Valley deserves fair share of new anti-opiate funding


Although it may sound counterintuitive, absolute fairness does not always perfectly align with absolute equality.

This nation’s destructive opiate epidemic stands as a primary case in point. The plague, which now has risen to become the most deadly drug crisis in American history, has not spread its path of destruction evenly throughout communities and states across the nation.

The crisis looms much larger in Ohio, for example, than in Nebraska. In 2016, for example, the Buckeye State recorded 4,329 deaths from accidental drug overdoses. The Cornhusker State recorded 120 deaths, 20 fewer than the 140 recorded in Trumbull County, Ohio, which has only 10 percent of the population of Nebraska.

Clearly, all states and all counties are not created equal in the scope of lethality in the opiate epidemic. As such, federal assistance should not be granted to states and localites based solely on proportion of population.

That logical deduction comes into play when weighing distribution of the $3.1 billion in anti-opiate assistance funding the U.S. Congress authorized last Friday in the omnibus federal spending bill for 2018.

Part of the assistance is targeted toward those places where the epidemic of opiates and opioids has hit particularly hard. Ohio, ranked No. 2 in the nation in lethal overdoses at 39.2 per 100,000 people, deserves its fair and unequally large share of the funding pie.

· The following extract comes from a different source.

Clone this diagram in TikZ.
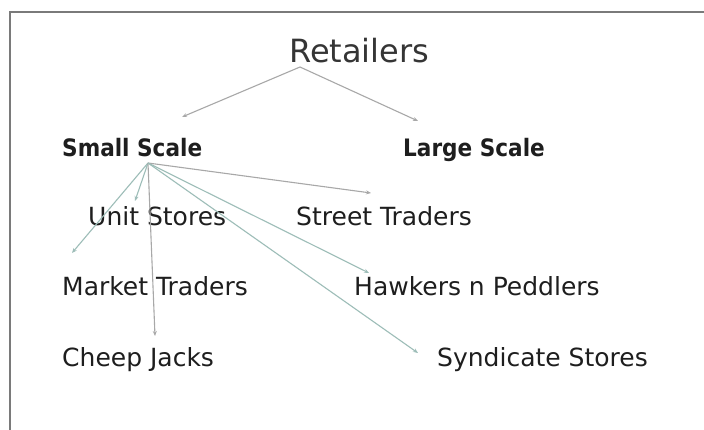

In addition, communities within the state that have disproportionately large numbers of drug-related overdoses and deaths merit larger chunks from the same pie. Trumbull County again emerges as a concrete example of the fickle inequity of the epidemic’s destruction. Its annual rate of overdose deaths has hovered near 70, or almost twice the already sky-high Ohio state average.

Youngstown visit

U.S. Sen. Sherrod Brown, D-Cleveland, who has worked vigilantly on the front lines of federal efforts to help states and communities battle the scourge, visited this epicenter of the epidemic this week. He had a news conference at the Youngstown Police Department on Monday to announce the new funding and its potential benefits to our region.

“We have a lot more work to do to fight this terrible, terrible epidemic that has afflicted so many in the Mahoning Valley,” Brown said at the conference, where he was accompanied and supported by Youngstown Police Chief Robin Lees.

Part of that fight begins now in working to ensure Ohio in general and the Mahoning Valley in particular reap their deserved shares of the new pot of funding. That pot includes $500 million for the National Institutes of Health for more opioid addiction research, $330 million for law enforcement initiatives and $350 million for opioid-overdose prevention

We urge state and local leaders to pay particularly close attention to the new State Opioid Response Grants that will total about $1 billion.

They’re designed to provide priority funding for states disproportionately hit by the crisis. The SOR grants have Ohio written all over them.

U.S. Rep. Marcy Kaptur, D-Toledo, recognizes as much. She’s already out of the starting gate to ensure her community of similar size to the Mahoning Valley in Northwest Ohio gets its fair share.

Earlier this week, she said the SOR grant program is “where we need to put the shoulder to the wheel and work across the region to apply for every single dollar,” according to The Blade newspaper of Toledo.

She plans to form a task force to help agencies in her region aggressively apply for those grants. We hope a similar initiative will take root in the Valley.

Of course, the new federal funding pales in comparison to the scope of the epidemic. Ohio State University researchers estimate the drug crisis is costing the state up to $8.8 billion a year. That’s three times the amount of new federal funding available to the entire nation.

Still, if used in concert with other state, local and private initiatives to combat the opiate crisis, the new federal funding can prove valuable in lessening the degree of human suffering. That’s why Ohio and the Valley must ensure they get their fair share of the new funding pot.